- [The problem]
Give the data again exactly, from its opening line through the line in which "import seaborn as sns" appears.

- [Dataset excerpt]
= = = = =

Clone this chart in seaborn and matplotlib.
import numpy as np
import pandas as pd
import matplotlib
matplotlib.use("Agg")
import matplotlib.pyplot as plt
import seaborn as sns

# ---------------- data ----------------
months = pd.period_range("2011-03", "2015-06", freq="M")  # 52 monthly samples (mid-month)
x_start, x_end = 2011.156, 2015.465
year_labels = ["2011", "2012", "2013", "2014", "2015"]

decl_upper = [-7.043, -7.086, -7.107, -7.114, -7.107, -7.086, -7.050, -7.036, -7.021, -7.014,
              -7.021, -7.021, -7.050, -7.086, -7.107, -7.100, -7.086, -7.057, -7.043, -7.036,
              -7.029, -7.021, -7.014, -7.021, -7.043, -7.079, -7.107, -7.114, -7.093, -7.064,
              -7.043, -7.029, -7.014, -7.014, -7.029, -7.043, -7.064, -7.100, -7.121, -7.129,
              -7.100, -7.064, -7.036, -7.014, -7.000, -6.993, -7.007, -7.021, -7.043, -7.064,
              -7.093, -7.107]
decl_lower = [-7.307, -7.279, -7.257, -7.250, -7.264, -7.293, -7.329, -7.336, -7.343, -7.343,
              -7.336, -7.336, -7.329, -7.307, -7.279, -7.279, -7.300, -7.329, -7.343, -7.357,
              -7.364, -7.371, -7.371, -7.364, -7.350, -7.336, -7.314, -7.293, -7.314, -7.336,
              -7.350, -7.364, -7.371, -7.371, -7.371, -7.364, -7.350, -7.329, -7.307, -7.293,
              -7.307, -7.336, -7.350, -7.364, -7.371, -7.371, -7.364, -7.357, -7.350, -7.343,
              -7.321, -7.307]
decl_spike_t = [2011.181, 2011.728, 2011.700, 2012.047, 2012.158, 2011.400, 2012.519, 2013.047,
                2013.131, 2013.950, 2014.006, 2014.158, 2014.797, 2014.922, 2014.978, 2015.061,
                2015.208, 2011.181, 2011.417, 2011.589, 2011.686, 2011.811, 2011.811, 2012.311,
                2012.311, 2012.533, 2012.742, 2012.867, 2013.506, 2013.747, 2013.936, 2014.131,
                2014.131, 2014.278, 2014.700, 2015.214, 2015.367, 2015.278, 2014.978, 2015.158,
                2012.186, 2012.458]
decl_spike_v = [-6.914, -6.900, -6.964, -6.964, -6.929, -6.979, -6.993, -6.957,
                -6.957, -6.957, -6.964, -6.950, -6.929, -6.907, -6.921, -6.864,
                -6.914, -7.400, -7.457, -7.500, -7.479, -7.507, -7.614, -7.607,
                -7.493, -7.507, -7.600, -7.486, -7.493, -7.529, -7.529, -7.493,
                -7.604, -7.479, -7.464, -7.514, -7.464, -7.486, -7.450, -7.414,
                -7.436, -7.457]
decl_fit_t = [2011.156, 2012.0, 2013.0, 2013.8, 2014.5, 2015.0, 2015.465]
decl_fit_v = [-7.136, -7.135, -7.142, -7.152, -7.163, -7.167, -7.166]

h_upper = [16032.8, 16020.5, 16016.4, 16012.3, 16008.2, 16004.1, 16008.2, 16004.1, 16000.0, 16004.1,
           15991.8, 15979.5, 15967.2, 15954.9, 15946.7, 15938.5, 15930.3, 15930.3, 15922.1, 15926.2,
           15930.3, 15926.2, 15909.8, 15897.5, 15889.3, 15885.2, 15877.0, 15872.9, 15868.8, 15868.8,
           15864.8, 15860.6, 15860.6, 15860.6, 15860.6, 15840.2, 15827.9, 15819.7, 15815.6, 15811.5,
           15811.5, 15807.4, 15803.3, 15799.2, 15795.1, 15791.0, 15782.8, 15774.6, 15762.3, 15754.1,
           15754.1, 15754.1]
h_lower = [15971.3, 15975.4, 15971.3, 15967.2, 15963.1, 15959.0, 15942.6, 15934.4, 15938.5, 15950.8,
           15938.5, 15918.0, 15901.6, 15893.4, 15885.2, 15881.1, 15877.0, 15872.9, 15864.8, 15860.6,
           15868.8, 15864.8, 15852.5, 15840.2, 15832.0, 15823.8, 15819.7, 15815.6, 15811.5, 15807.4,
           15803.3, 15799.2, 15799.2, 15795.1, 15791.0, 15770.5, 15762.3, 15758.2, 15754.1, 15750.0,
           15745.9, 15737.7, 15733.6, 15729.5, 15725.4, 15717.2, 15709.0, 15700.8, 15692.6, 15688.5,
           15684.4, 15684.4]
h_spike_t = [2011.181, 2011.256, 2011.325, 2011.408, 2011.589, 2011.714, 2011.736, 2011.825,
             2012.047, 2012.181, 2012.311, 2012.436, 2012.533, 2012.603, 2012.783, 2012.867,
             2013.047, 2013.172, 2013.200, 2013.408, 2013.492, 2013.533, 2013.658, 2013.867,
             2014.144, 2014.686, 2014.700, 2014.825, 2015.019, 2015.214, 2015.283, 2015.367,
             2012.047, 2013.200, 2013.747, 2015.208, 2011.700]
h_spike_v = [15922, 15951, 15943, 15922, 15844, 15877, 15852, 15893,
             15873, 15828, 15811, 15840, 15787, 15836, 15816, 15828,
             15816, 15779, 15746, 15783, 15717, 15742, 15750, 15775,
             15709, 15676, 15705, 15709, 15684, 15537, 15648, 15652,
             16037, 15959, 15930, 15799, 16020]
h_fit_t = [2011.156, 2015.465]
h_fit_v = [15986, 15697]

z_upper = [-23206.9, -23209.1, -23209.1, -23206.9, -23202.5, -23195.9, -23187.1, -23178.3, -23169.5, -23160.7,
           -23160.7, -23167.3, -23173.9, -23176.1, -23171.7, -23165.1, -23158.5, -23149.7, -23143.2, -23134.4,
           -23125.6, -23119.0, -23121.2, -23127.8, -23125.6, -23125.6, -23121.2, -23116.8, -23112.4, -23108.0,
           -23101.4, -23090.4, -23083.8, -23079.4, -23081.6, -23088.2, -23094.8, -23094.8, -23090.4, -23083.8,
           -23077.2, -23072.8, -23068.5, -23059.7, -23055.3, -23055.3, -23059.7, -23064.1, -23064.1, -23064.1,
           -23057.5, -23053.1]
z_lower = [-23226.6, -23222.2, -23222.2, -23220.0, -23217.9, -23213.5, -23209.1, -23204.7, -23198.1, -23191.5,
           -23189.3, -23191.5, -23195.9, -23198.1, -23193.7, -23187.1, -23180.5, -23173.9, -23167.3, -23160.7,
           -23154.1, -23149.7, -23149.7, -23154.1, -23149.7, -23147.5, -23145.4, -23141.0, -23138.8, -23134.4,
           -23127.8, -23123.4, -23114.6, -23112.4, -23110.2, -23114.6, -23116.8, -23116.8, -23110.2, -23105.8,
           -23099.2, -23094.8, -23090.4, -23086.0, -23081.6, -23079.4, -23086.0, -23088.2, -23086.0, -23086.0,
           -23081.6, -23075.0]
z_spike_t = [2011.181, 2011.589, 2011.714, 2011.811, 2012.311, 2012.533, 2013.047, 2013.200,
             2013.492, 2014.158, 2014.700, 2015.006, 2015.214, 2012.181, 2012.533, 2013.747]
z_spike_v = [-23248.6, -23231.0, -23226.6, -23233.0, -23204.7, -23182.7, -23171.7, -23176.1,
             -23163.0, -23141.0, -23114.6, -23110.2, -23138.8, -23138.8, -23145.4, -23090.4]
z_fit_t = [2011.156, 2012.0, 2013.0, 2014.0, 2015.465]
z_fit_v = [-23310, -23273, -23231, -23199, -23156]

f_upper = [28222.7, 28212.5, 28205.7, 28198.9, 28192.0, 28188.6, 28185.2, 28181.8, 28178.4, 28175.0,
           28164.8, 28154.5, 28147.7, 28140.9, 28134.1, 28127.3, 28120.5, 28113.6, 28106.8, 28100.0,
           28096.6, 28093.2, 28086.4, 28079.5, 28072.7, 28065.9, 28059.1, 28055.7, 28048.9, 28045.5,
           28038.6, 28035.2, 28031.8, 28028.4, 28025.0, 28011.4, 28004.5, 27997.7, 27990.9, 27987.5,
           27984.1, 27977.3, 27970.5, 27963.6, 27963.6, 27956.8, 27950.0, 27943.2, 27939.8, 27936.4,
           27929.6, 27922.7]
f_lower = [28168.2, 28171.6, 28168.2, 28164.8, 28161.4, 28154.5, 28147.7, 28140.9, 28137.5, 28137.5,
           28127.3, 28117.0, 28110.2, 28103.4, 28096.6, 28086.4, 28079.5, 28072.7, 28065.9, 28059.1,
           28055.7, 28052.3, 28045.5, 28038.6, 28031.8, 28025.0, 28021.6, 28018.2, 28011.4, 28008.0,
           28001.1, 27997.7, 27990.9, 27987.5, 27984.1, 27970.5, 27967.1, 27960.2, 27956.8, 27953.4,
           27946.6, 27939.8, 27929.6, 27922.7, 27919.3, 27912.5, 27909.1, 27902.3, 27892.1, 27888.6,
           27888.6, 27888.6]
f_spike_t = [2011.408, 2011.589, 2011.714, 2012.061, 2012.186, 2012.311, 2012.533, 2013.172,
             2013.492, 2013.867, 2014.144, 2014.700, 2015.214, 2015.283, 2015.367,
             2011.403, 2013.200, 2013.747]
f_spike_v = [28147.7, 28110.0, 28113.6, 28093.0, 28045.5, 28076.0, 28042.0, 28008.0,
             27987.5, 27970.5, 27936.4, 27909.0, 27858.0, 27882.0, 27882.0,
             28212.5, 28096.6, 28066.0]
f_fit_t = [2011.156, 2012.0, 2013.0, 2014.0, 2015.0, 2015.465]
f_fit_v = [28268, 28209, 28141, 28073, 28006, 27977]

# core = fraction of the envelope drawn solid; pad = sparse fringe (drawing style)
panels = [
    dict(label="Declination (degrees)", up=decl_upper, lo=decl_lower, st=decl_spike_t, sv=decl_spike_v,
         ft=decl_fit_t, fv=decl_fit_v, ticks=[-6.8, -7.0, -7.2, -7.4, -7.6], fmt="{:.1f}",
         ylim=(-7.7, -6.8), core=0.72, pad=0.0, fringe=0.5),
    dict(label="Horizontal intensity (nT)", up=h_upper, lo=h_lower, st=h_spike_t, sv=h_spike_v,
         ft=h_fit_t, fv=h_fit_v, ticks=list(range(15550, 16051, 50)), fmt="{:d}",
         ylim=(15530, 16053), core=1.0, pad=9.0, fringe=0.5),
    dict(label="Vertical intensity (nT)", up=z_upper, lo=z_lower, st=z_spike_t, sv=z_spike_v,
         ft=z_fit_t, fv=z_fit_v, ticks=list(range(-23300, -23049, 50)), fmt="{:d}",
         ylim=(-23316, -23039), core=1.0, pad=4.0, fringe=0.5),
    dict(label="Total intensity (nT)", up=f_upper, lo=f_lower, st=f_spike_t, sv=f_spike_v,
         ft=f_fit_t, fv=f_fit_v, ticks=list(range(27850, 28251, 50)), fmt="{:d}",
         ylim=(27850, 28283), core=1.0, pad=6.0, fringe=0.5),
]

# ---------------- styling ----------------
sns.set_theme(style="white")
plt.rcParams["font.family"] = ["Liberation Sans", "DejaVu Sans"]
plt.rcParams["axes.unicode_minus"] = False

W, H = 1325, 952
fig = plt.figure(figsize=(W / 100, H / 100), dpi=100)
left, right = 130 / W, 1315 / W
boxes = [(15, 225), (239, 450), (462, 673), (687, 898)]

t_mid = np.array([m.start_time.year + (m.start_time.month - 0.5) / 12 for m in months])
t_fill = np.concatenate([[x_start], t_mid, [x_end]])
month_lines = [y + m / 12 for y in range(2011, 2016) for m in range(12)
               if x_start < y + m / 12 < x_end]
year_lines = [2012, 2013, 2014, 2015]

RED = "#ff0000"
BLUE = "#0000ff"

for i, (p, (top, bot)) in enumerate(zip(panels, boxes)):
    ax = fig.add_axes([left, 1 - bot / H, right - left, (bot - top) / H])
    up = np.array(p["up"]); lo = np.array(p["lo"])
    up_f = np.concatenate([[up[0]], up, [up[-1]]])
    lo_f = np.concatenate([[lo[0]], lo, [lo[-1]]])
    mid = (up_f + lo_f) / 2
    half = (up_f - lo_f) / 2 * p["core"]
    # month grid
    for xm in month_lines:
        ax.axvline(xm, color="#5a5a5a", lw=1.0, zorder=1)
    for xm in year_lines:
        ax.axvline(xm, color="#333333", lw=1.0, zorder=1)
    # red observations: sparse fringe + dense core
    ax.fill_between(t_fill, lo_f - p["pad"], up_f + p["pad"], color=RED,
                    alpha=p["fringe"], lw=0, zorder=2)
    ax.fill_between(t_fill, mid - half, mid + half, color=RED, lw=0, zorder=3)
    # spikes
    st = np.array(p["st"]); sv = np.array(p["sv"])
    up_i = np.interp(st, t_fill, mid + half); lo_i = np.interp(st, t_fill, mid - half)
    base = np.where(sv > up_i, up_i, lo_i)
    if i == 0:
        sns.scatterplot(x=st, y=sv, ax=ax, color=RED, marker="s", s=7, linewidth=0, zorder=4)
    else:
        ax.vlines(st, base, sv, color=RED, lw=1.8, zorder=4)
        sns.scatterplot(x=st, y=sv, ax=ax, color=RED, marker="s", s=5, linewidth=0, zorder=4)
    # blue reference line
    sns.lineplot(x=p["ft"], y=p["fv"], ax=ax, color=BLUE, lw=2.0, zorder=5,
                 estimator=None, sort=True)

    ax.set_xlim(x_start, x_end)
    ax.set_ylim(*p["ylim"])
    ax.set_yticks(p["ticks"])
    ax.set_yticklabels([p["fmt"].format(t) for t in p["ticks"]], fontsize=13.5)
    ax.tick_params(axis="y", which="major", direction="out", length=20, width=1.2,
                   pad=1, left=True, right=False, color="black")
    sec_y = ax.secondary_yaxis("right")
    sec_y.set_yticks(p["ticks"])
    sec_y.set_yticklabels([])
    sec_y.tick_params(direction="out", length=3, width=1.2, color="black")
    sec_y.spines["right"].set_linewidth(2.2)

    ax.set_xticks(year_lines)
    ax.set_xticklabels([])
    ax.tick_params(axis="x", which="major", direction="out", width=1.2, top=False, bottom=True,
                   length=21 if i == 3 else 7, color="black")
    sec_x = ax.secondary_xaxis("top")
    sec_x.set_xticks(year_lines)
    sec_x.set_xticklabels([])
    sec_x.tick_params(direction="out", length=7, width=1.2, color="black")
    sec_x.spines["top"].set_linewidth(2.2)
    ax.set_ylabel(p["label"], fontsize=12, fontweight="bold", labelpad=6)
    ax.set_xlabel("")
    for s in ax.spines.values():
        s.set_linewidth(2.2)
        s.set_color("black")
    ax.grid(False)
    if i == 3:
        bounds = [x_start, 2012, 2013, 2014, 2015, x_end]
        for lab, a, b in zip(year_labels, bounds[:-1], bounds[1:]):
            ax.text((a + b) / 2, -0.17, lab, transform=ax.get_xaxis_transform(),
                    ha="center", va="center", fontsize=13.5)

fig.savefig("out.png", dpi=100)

= = = = =

- [Written response]
Clone this chart in seaborn and matplotlib.
import numpy as np
import pandas as pd
import matplotlib
matplotlib.use("Agg")
import matplotlib.pyplot as plt
import seaborn as sns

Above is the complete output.